To facilitate the understanding of the readers, in each recipe a specific text is included for the presentation of a product, a technique, or a chef’s trick. In this way, the school demonstrates its pedagogical vocation and its willingness to transmit its savoir faire.
The book, which invites you to discover the world of French pastry, divides the recipes into seven chapters. In addition, the last one is dedicated to basic preparations, from creams to doughs and meringues.
Throughout more than 500 pages, the user will learn to make great classics known worldwide such as the Chocolate and Pistachio Opera, the galette des Rois, the Black Forest, the fraisier or the raspberry macarons, as well as homemade recipes that are easy to prepare (mi-cuits with chocolate coulant hearts, mango muffins with chocolate chips, hot vanilla soufflé, Tatin-style apple fondant, etc.) and more innovative creations such as yuzu choux with blond chocolate, chocolate tartlets and marshmallow, aloe vera cake with wild strawberries, and vanilla dice with crystallized pansies.

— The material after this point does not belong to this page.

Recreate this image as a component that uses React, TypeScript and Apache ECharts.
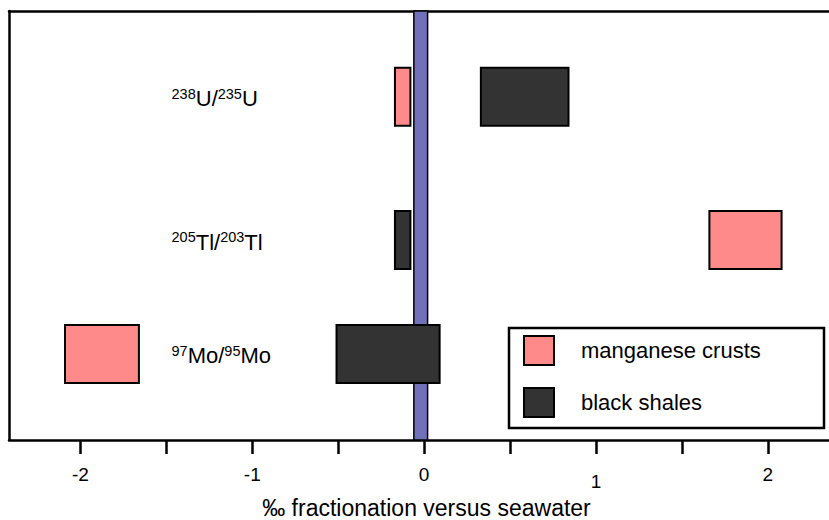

And as the icing on the cake, the book includes a glossary and a presentation of the essential utensils and ingredients for pastry and basic preparations. Founded in 1895 in Paris and with more than 120 years of experience in high-level culinary training, Le Cordon Bleu has become the leading educational group in gastronomy, restaurants and hotels worldwide. It currently has more than 35 schools worldwide and a student community of more than 20,000 students of 70 nationalities.